▶ **What needs to be done**
Repeat the listing exactly as given, omitting every image.

▶ **Given records**
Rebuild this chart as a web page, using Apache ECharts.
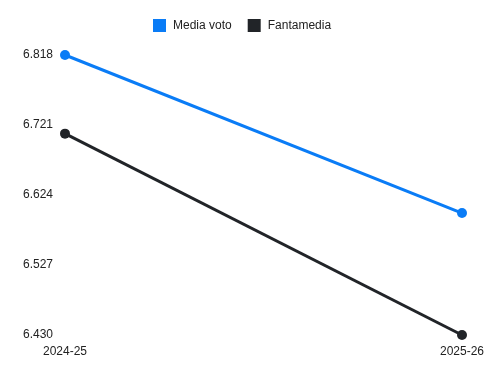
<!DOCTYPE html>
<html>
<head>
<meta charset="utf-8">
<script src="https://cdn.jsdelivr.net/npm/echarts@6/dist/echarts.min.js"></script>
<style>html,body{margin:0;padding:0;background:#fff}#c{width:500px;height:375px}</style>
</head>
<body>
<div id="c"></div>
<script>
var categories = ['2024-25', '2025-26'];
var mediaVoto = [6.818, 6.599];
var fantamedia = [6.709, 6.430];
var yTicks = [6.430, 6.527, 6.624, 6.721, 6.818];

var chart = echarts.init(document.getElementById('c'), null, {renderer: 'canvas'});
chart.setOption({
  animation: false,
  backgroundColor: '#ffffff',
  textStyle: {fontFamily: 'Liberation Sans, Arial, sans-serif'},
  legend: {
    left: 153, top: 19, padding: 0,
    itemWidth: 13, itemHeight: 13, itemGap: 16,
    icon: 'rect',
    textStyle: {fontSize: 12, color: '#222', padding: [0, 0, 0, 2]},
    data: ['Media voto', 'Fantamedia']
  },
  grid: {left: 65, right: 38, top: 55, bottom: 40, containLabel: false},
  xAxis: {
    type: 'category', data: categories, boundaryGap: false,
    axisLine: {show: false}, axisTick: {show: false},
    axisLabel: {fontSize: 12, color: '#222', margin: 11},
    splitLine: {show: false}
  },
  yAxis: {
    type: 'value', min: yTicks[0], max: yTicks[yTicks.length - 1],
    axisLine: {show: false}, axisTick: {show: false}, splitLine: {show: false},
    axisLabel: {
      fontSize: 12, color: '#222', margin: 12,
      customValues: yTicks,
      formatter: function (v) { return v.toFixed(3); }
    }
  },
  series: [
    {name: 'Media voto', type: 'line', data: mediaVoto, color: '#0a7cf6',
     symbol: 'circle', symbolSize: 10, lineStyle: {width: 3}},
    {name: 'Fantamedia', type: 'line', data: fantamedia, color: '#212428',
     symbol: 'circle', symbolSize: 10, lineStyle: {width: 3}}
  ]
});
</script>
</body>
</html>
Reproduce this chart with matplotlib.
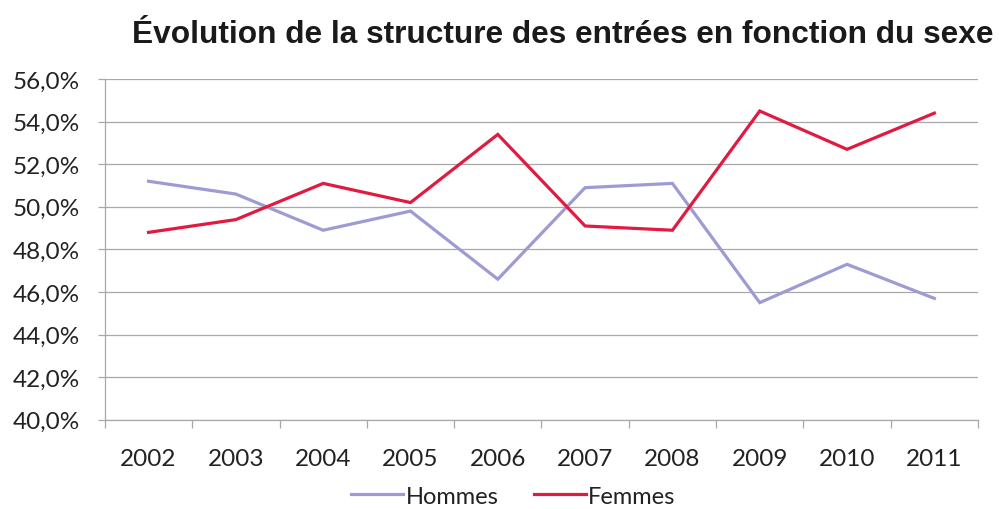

▶ **Exercise answer**
Rebuild this chart as a web page, using Apache ECharts.
<!DOCTYPE html>
<html>
<head>
<meta charset="utf-8">
<script src="https://cdn.jsdelivr.net/npm/echarts@6/dist/echarts.min.js"></script>
<style>html,body{margin:0;padding:0;background:#fff}#c{width:500px;height:375px}</style>
</head>
<body>
<div id="c"></div>
<script>
var categories = ['2024-25', '2025-26'];
var mediaVoto = [6.818, 6.599];
var fantamedia = [6.709, 6.430];
var yTicks = [6.430, 6.527, 6.624, 6.721, 6.818];

var chart = echarts.init(document.getElementById('c'), null, {renderer: 'canvas'});
chart.setOption({
  animation: false,
  backgroundColor: '#ffffff',
  textStyle: {fontFamily: 'Liberation Sans, Arial, sans-serif'},
  legend: {
    left: 153, top: 19, padding: 0,
    itemWidth: 13, itemHeight: 13, itemGap: 16,
    icon: 'rect',
    textStyle: {fontSize: 12, color: '#222', padding: [0, 0, 0, 2]},
    data: ['Media voto', 'Fantamedia']
  },
  grid: {left: 65, right: 38, top: 55, bottom: 40, containLabel: false},
  xAxis: {
    type: 'category', data: categories, boundaryGap: false,
    axisLine: {show: false}, axisTick: {show: false},
    axisLabel: {fontSize: 12, color: '#222', margin: 11},
    splitLine: {show: false}
  },
  yAxis: {
    type: 'value', min: yTicks[0], max: yTicks[yTicks.length - 1],
    axisLine: {show: false}, axisTick: {show: false}, splitLine: {show: false},
    axisLabel: {
      fontSize: 12, color: '#222', margin: 12,
      customValues: yTicks,
      formatter: function (v) { return v.toFixed(3); }
    }
  },
  series: [
    {name: 'Media voto', type: 'line', data: mediaVoto, color: '#0a7cf6',
     symbol: 'circle', symbolSize: 10, lineStyle: {width: 3}},
    {name: 'Fantamedia', type: 'line', data: fantamedia, color: '#212428',
     symbol: 'circle', symbolSize: 10, lineStyle: {width: 3}}
  ]
});
</script>
</body>
</html>
Reproduce this chart with matplotlib.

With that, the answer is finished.